Academic Freedom and Advocacy

Ashley Thorne

Over at NAS.org, we've got a nice debate going between NAS and University of Alaska Professor Richard Steiner. After I wrote about him in "Sustainability Skepticism Has Arrived," I contacted Professor Steiner to let him know about the article. He subsequently wrote to the University's president Mark Hamilton to challenge him to a debate over academic freedom:

President Hamilton – Given recent circumstances, I would like to invite you to debate with me, openly and publicly, re: the issue of academic freedom, and the influence of corporate donations to the university. You have said many things in support of academic freedom over the years, but when push came to shove in my case, you made a decision in opposition to free speech. In 2002, you received an award for your support of academic freedom from a group calling itself the “National Association of Scholars”, who it turns out, actually opposes sustainability movements on today’s college campuses.

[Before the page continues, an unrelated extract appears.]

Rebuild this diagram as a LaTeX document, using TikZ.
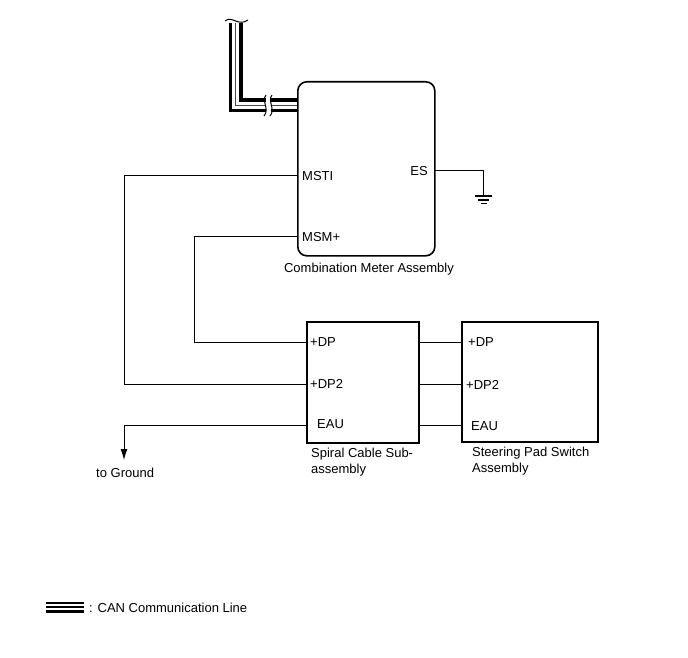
\documentclass[tikz,border=0pt]{standalone}
\usepackage{fontspec}
\setmainfont{Liberation Sans}
\usetikzlibrary{calc,arrows.meta}

\tikzset{
    unit/.style={draw, fill=white, line width=1.6pt, inner sep=0pt, anchor=north west},
    pin/.style={inner sep=0pt, font=\fontsize{13}{15}\selectfont},
    lbl/.style={inner sep=0pt, align=left, font=\fontsize{13}{16}\selectfont},
    wire/.style={line width=1pt},
}

\begin{document}
\begin{tikzpicture}[x=1pt,y=-1pt]
    \useasboundingbox (0,0) rectangle (688,658);

    % CAN line
    \coordinate (canend) at (235.5,23);
    \coordinate (cancorner) at (235.5,105.5);
    \coordinate (canin) at (300,105.5);
    \draw[line width=14pt] (canend) -- (cancorner) -- (canin);
    \draw[line width=7pt, white] ($(canend)+(0,-1)$) -- (cancorner) -- ($(canin)+(1,0)$);
    \draw[line width=1.3pt, black!70] (canend) -- (cancorner) -- (canin);
    \fill[white] (226,13) rectangle (248,22);
    \draw[line width=1pt] (225,21) .. controls (232,15) and (238,27) .. (248,20);
    \fill[white] (266,96) rectangle (271,115);
    \draw[line width=1pt] (266,95) .. controls (261,101) and (270,109) .. (264,116);
    \draw[line width=1pt] (272,95) .. controls (267,101) and (276,109) .. (270,116);

    % units
    \node[unit, rounded corners=9pt, minimum width=137pt, minimum height=174pt] (meter) at (297,81) {};
    \node[unit, minimum width=112pt, minimum height=121pt] (spiral) at (306,321) {};
    \node[unit, minimum width=136pt, minimum height=120pt] (pad) at (461,321) {};

    \node[lbl, anchor=center] (meterlbl) at (369,269) {Combination Meter Assembly};
    \node[lbl, anchor=north west] (spirallbl) at (311,448) {Spiral Cable Sub-\\assembly};
    \node[lbl, anchor=north west] (padlbl) at (472,447) {Steering Pad Switch\\Assembly};

    % pins
    \coordinate (msti) at (297,175);
    \coordinate (msm) at (297,236);
    \coordinate (es) at (434,170);
    \coordinate (sdpin) at (306,342);
    \coordinate (sdp2in) at (306,384);
    \coordinate (seauin) at (306,425);
    \foreach \y/\n in {342/dp,384/dp2,425/eau} {
        \coordinate (s\n out) at (418,\y);
        \coordinate (p\n in) at (461,\y);
    }

    \node[pin, anchor=west] at ($(msti)+(5,1)$) {MSTI};
    \node[pin, anchor=west] at ($(msm)+(5,1)$) {MSM+};
    \node[pin, anchor=east] at ($(es)+(-6,1)$) {ES};
    \node[pin, anchor=west] at ($(sdpin)+(4,0)$) {+DP};
    \node[pin, anchor=west] at ($(sdp2in)+(4,0)$) {+DP2};
    \node[pin, anchor=west] at ($(seauin)+(11,-1)$) {EAU};
    \node[pin, anchor=west] at ($(pdpin)+(7,0)$) {+DP};
    \node[pin, anchor=west] at ($(pdp2in)+(5,1)$) {+DP2};
    \node[pin, anchor=west] at ($(peauin)+(10,1)$) {EAU};

    % wires
    \coordinate (c1) at (124,384);
    \coordinate (c2) at (194,342);
    \coordinate (c3) at (124,425);
    \coordinate (gndend) at (124,460);
    \coordinate (gnd) at (483,196);

    \draw[wire] (msti) -| (c1) -- (sdp2in);
    \draw[wire] (msm) -| (c2) -- (sdpin);
    \draw[wire, -{Latex[length=11pt,width=7pt]}] (seauin) -- (c3) -- (gndend);
    \foreach \n in {dp,dp2,eau} {
        \draw[wire] (s\n out) -- (p\n in);
    }
    \draw[wire] (es) -| (gnd);
    \draw[line width=1.2pt] ($(gnd)+(-8,0)$) -- ($(gnd)+(9,0)$);
    \draw[line width=1.2pt] ($(gnd)+(-5,4)$) -- ($(gnd)+(6,4)$);
    \draw[line width=1.2pt] ($(gnd)+(-2.5,7.5)$) -- ($(gnd)+(3.5,7.5)$);

    \node[lbl, anchor=west] (toground) at (96,473) {to Ground};

    % legend
    \coordinate (legl) at (46,607);
    \coordinate (legr) at (84,607);
    \draw[line width=11pt] (legl) -- (legr);
    \draw[line width=5.5pt, white] (legl) -- (legr);
    \draw[line width=1.3pt] (legl) -- (legr);
    \node[lbl, anchor=west] (leglbl) at (89,608) {: CAN Communication Line};

\end{tikzpicture}
\end{document}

They say that sustainability is “deceptive, coercive, closed-minded, a pseudo-religion, distorts higher education, shrinks freedom, programs people, is anti-rational, by-passes faculty, and is wasteful.” This group apparently supports free speech only when they agree with what is spoken, and opposes it when they disagree with what is spoken. Apparently this is your position as well. That you chose to accept an award fro this group calls into serious question the progressive character of the University of Alaska. All of this is an extremely serious transgression of the very role a university is supposed to fulfill in civil society. I look forward to your reply, and to debating this issue publicly and honestly. Sincerely, Rick Steiner, Professor

His challenge to President Hamilton, as well as his response to NAS which we posted unedited on our website, called into question our dedication to academic freedom. NAS president Peter Wood responded here. He wrote:

And, yes, we support the right of Professor Steiner to speak his mind about sustainability, but his academic freedom gives him no follow-on right to accept public funding under false pretenses.  Sometimes we have to make choices.  Taking money for scientific investigation and then using it to fund political advocacy isn’t an exercise in academic freedom.  It is, at best, an act of deviousness.  It sounds to me like a form of academic dishonesty, not an act of academic freedom.  But let me hold that criticism in abeyance.  If Professor Steiner can defend his actions without twisting the terms of academic freedom into self-serving knots, let him do so. 

We hope this exchange will open up the doors of debate over the role of advocacy in higher education and the true meaning of academic freedom.